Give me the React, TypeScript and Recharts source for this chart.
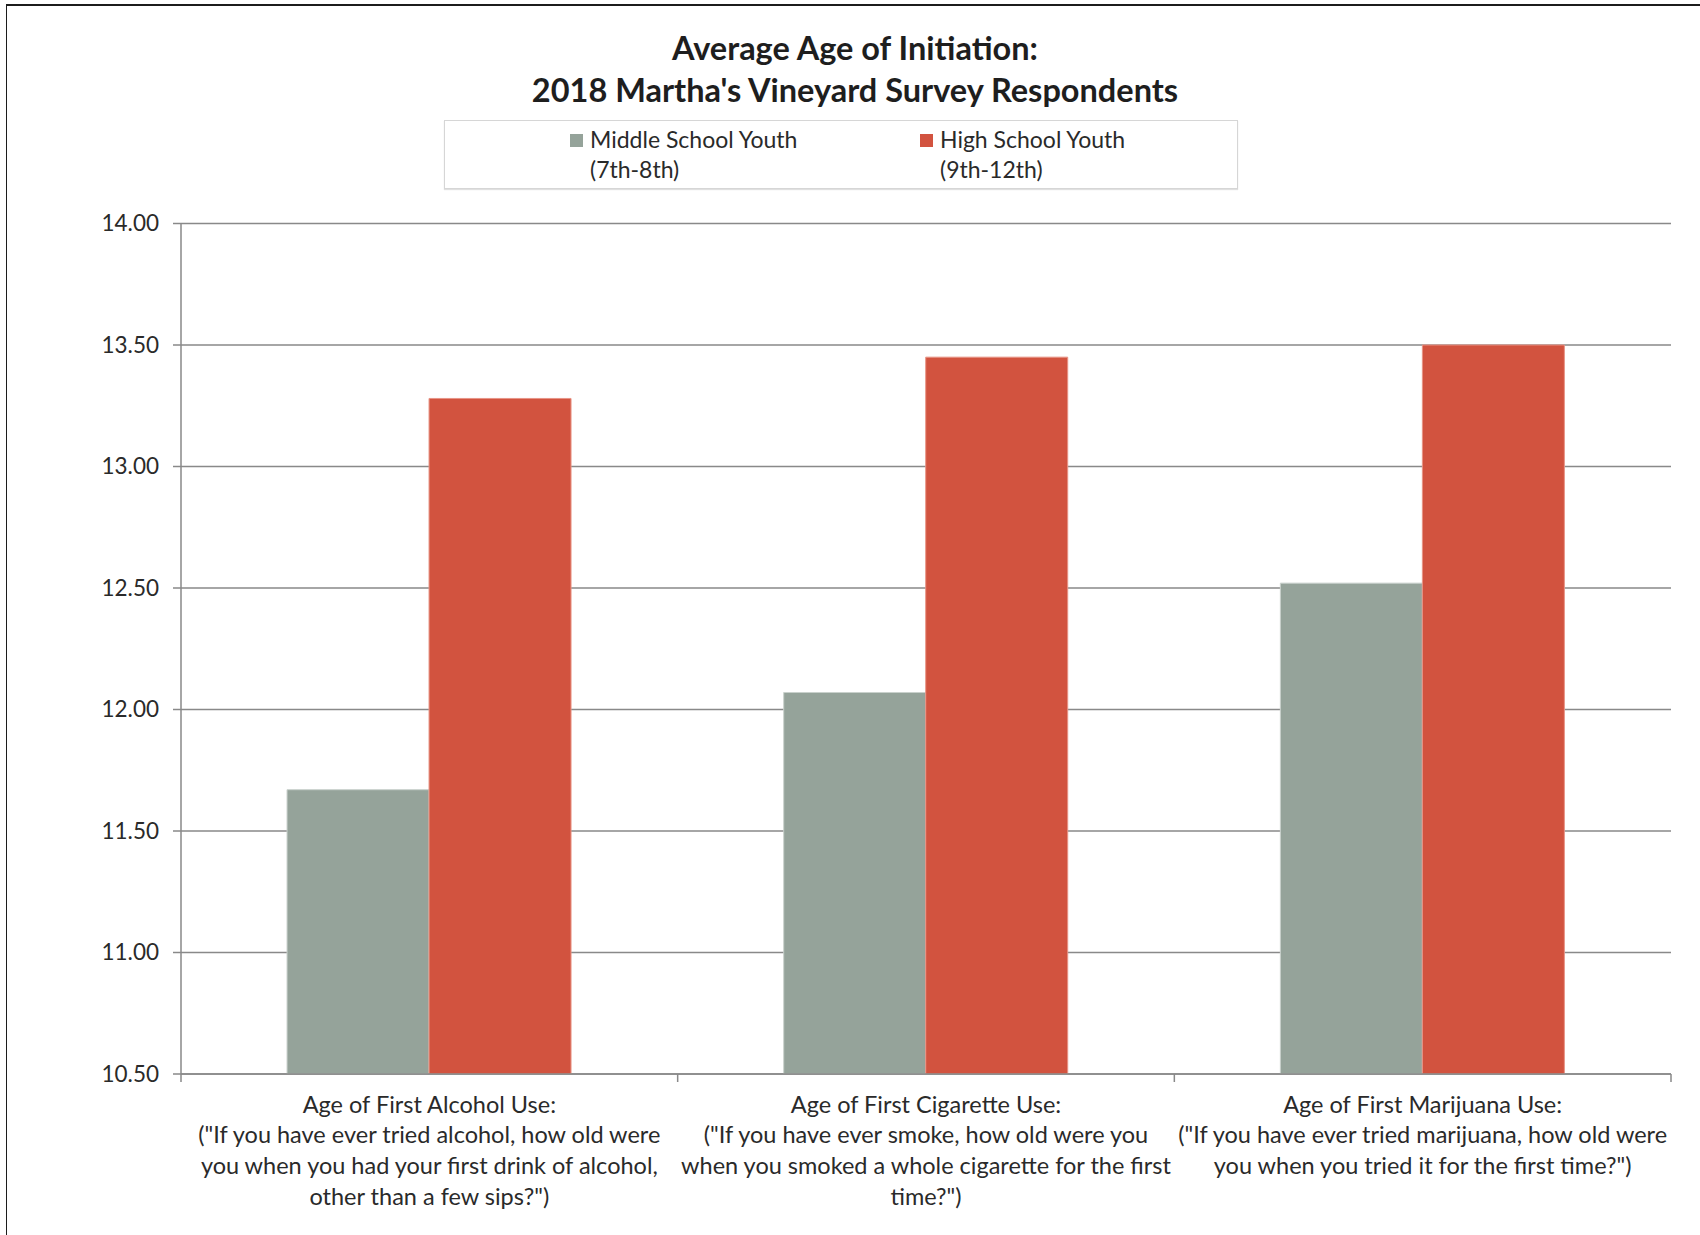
import { BarChart, Bar, XAxis, YAxis, CartesianGrid } from "recharts"

const categories = ["Alcohol", "Cigarette", "Marijuana"]
const categoryLabels = [
  ["Age of First Alcohol Use:", "(\"If you have ever tried alcohol, how old were", "you when you had your first drink of alcohol,", "other than a few sips?\")"],
  ["Age of First Cigarette Use:", "(\"If you have ever smoke, how old were you", "when you smoked a whole cigarette for the first", "time?\")"],
  ["Age of First Marijuana Use:", "(\"If you have ever tried marijuana, how old were", "you when you tried it for the first time?\")"],
]
const middleSchool = [11.67, 12.07, 12.52]
const highSchool = [13.28, 13.45, 13.5]
const yTicks = [10.5, 11, 11.5, 12, 12.5, 13, 13.5, 14]

const series = [
  { key: "middle", name: "Middle School Youth", sub: "(7th-8th)", color: "#95a39a", edge: "#c9d1cc" },
  { key: "high", name: "High School Youth", sub: "(9th-12th)", color: "#d2533f", edge: "#e89486" },
]

const data = categories.map((name, i) => ({ name, middle: middleSchool[i], high: highSchool[i] }))

const W = 1700
const H = 1235
const M = { top: 223.5, right: 29, bottom: 0, left: 0 }
const Y_AXIS_W = 181
const BAND = (W - M.left - M.right - Y_AXIS_W) / categories.length
const FONT = "Lato, 'Open Sans', sans-serif"
const TEXT = "#2a2a2a"
const LINE = "#898989"

function CategoryTick(props: any) {
  const { x, y, payload } = props
  const idx = payload.index
  const lines = categoryLabels[idx] || []
  const left = x - BAND / 2
  return (
    <g>
      <line x1={left} x2={left} y1={y} y2={y + 8} stroke={LINE} strokeWidth={1.5} />
      {idx === categories.length - 1 && (
        <line x1={x + BAND / 2} x2={x + BAND / 2} y1={y} y2={y + 8} stroke={LINE} strokeWidth={1.5} />
      )}
      <text textAnchor="middle" fontFamily={FONT} fontSize={23.5} fill={TEXT}>
        {lines.map((l, i) => (
          <tspan key={i} x={x} y={y + 38.5 + i * 30.7}>{l}</tspan>
        ))}
      </text>
    </g>
  )
}

export default function App() {
  return (
    <div style={{ position: "absolute", top: 0, left: 0, width: W, height: H, background: "#fff", fontFamily: FONT }}>
      <div style={{ position: "absolute", top: 4, left: 6, right: 0, bottom: 0, borderTop: "2.5px solid #1c1c1c", borderLeft: "1.5px solid #1c1c1c" }} />

      <div style={{ position: "absolute", top: 27, left: 0, width: 1710, textAlign: "center", fontSize: 32.5, fontWeight: 700, lineHeight: "42px", color: "#1e1e1e" }}>
        <div>Average Age of Initiation:</div>
        <div>2018 Martha's Vineyard Survey Respondents</div>
      </div>

      <div style={{ position: "absolute", left: 444, top: 120, width: 794, height: 69, border: "1px solid #d6d6d6", boxShadow: "0 1px 1px rgba(0,0,0,0.12)", boxSizing: "border-box" }}>
        {series.map((s, i) => (
          <div key={s.key} style={{ position: "absolute", left: i === 0 ? 125 : 475, top: 3 }}>
            <div style={{ position: "absolute", left: 0, top: 9.5, width: 13, height: 13, background: s.color }} />
            <div style={{ marginLeft: 20, fontSize: 23, lineHeight: "30px", color: TEXT, whiteSpace: "nowrap" }}>
              <div>{s.name}</div>
              <div>{s.sub}</div>
            </div>
          </div>
        ))}
      </div>

      <div style={{ position: "absolute", top: 0, left: 0 }}>
        <BarChart width={W} height={H} data={data} margin={M} barCategoryGap="21.35%" barGap={0}>
          <CartesianGrid vertical={false} stroke={LINE} strokeWidth={1.5} />
          <XAxis
            dataKey="name"
            height={161}
            interval={0}
            tickSize={0}
            tickMargin={0}
            axisLine={{ stroke: LINE, strokeWidth: 1.5 }}
            tickLine={false}
            tick={<CategoryTick />}
          />
          <YAxis
            width={Y_AXIS_W}
            domain={[10.5, 14]}
            ticks={yTicks}
            allowDataOverflow
            tickFormatter={(v: number) => v.toFixed(2)}
            tickSize={8}
            tickMargin={14}
            axisLine={{ stroke: LINE, strokeWidth: 1.5 }}
            tickLine={{ stroke: LINE, strokeWidth: 1.5 }}
            tick={{ fontFamily: FONT, fontSize: 22.5, fill: TEXT }}
          />
          {series.map(s => (
            <Bar key={s.key} dataKey={s.key} name={s.name} fill={s.color} stroke={s.edge} strokeWidth={1} isAnimationActive={false} />
          ))}
        </BarChart>
      </div>
    </div>
  )
}
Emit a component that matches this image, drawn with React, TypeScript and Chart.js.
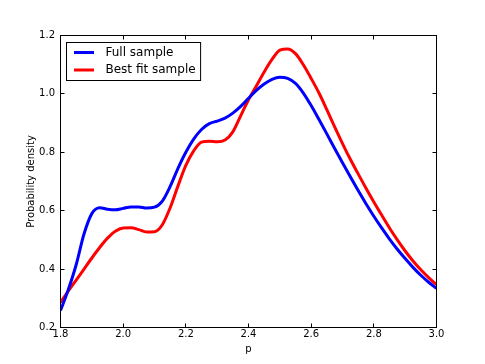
import React, { useEffect, useRef } from "react";
import { Chart, registerables } from "chart.js";

Chart.register(...registerables);

const pValues = [
  1.8, 1.825, 1.85, 1.875, 1.9, 1.925, 1.95, 1.975, 2.0, 2.025, 2.05, 2.075, 2.1,
  2.125, 2.15, 2.175, 2.2, 2.225, 2.25, 2.275, 2.3, 2.325, 2.35, 2.375, 2.4,
  2.425, 2.45, 2.475, 2.5, 2.525, 2.55, 2.575, 2.6, 2.625, 2.65, 2.675, 2.7,
  2.725, 2.75, 2.775, 2.8, 2.825, 2.85, 2.875, 2.9, 2.925, 2.95, 2.975, 3.0,
];

const fullSample = [
  0.258, 0.33, 0.415, 0.52, 0.59, 0.61, 0.605, 0.603, 0.608, 0.613, 0.613, 0.609,
  0.612, 0.633, 0.683, 0.745, 0.8, 0.845, 0.878, 0.898, 0.907, 0.917, 0.934,
  0.957, 0.985, 1.012, 1.034, 1.05, 1.057, 1.053, 1.036, 1.003, 0.96, 0.912,
  0.863, 0.813, 0.764, 0.716, 0.669, 0.624, 0.581, 0.541, 0.503, 0.468, 0.436,
  0.406, 0.379, 0.355, 0.334,
];

const bestFitSample = [
  0.286, 0.325, 0.362, 0.4, 0.438, 0.474, 0.506, 0.53, 0.541, 0.542, 0.535, 0.527,
  0.528, 0.552, 0.61, 0.685, 0.755, 0.805, 0.835, 0.838, 0.836, 0.842, 0.87,
  0.925, 0.98, 1.027, 1.075, 1.118, 1.15, 1.154, 1.138, 1.1, 1.053, 1.003, 0.946,
  0.887, 0.83, 0.776, 0.726, 0.677, 0.63, 0.585, 0.541, 0.5, 0.462, 0.428, 0.398,
  0.371, 0.347,
];

const seriesLabels = ["Full sample", "Best fit sample"];
const seriesColors = ["#0000ff", "#ff0000"];
const xTitle = "p";
const yTitle = "Probability density";

const FONT = "'DejaVu Sans', sans-serif";

const framePlugin = {
  id: "frameAndTicks",
  afterDraw(chart: any) {
    const { ctx, chartArea } = chart;
    const { left, right, top, bottom } = chartArea;
    const xs = chart.scales.x;
    const ys = chart.scales.y;
    ctx.save();
    ctx.strokeStyle = "#000";
    ctx.lineWidth = 1;
    ctx.strokeRect(left, top, right - left, bottom - top);
    const tl = 4;
    ctx.beginPath();
    xs.ticks.forEach((t: any) => {
      const px = Math.floor(xs.getPixelForValue(t.value)) + 0.5;
      ctx.moveTo(px, bottom);
      ctx.lineTo(px, bottom - tl);
      ctx.moveTo(px, top);
      ctx.lineTo(px, top + tl);
    });
    ys.ticks.forEach((t: any) => {
      const py = Math.floor(ys.getPixelForValue(t.value)) + 0.5;
      ctx.moveTo(left, py);
      ctx.lineTo(left + tl, py);
      ctx.moveTo(right, py);
      ctx.lineTo(right - tl, py);
    });
    ctx.stroke();

    // legend
    const datasets = chart.data.datasets;
    ctx.font = `12px ${FONT}`;
    let maxW = 0;
    datasets.forEach((d: any) => {
      maxW = Math.max(maxW, ctx.measureText(d.label).width);
    });
    const bx = left + 6;
    const by = top + 7;
    const bw = 39 + maxW + 5;
    const bh = 38;
    ctx.fillStyle = "#fff";
    ctx.fillRect(bx, by, bw, bh);
    ctx.strokeStyle = "#000";
    ctx.lineWidth = 1;
    ctx.strokeRect(bx, by, bw, bh);
    datasets.forEach((d: any, i: number) => {
      const ly = by + 10 + i * 17.5;
      ctx.strokeStyle = d.borderColor;
      ctx.lineWidth = 3;
      ctx.beginPath();
      ctx.moveTo(bx + 7.5, ly);
      ctx.lineTo(bx + 27.5, ly);
      ctx.stroke();
      ctx.fillStyle = "#000";
      ctx.textBaseline = "middle";
      ctx.textAlign = "left";
      ctx.fillText(d.label, bx + 39, ly);
    });
    ctx.restore();
  },
};

export default function App() {
  const ref = useRef<HTMLCanvasElement>(null);

  useEffect(() => {
    if (!ref.current) return;
    const mk = (vals: number[]) => pValues.map((x, i) => ({ x, y: vals[i] }));
    const chart = new Chart(ref.current, {
      type: "line",
      data: {
        datasets: [
          {
            label: seriesLabels[0],
            data: mk(fullSample),
            borderColor: seriesColors[0],
            backgroundColor: seriesColors[0],
            borderWidth: 3,
            pointRadius: 0,
            cubicInterpolationMode: "monotone",
            fill: false,
          },
          {
            label: seriesLabels[1],
            data: mk(bestFitSample),
            borderColor: seriesColors[1],
            backgroundColor: seriesColors[1],
            borderWidth: 3,
            pointRadius: 0,
            cubicInterpolationMode: "monotone",
            fill: false,
          },
        ],
      },
      options: {
        responsive: false,
        animation: false,
        layout: { padding: { left: 0, top: 35.5, right: 48.5, bottom: 0 } },
        plugins: {
          legend: { display: false },
          tooltip: { enabled: false },
        },
        scales: {
          x: {
            type: "linear",
            min: 1.8,
            max: 3.0,
            grid: { display: false, drawTicks: false },
            border: { display: false },
            ticks: {
              stepSize: 0.2,
              autoSkip: false,
              maxRotation: 0,
              padding: 0.5,
              color: "#000",
              font: { family: FONT, size: 10 },
              callback: (v: any) => Number(v).toFixed(1),
            },
            title: {
              display: true,
              text: xTitle,
              color: "#000",
              font: { family: FONT, size: 10 },
              padding: { top: 0, bottom: 9 },
            },
            afterFit: (s: any) => {
              s.height = 36.5;
            },
          },
          y: {
            type: "linear",
            min: 0.2,
            max: 1.2,
            grid: { display: false, drawTicks: false },
            border: { display: false },
            ticks: {
              stepSize: 0.2,
              autoSkip: false,
              padding: 5.5,
              color: "#000",
              font: { family: FONT, size: 10 },
              callback: (v: any) => Number(v).toFixed(1),
            },
            title: {
              display: true,
              text: yTitle,
              color: "#000",
              font: { family: FONT, size: 10 },
              padding: { top: 25, bottom: 0 },
            },
            afterFit: (s: any) => {
              s.width = 60.5;
            },
          },
        },
      },
      plugins: [framePlugin],
    });
    return () => chart.destroy();
  }, []);

  return (
    <div style={{ position: "fixed", left: 0, top: 0, width: 485, height: 364, background: "#fff" }}>
      <canvas ref={ref} width={485} height={364} style={{ display: "block" }} />
    </div>
  );
}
========================================
▶ **Problem to solve**
Provide the number of lines containing the string "TypeScript", with no other output.

▶ **Response to this task**
2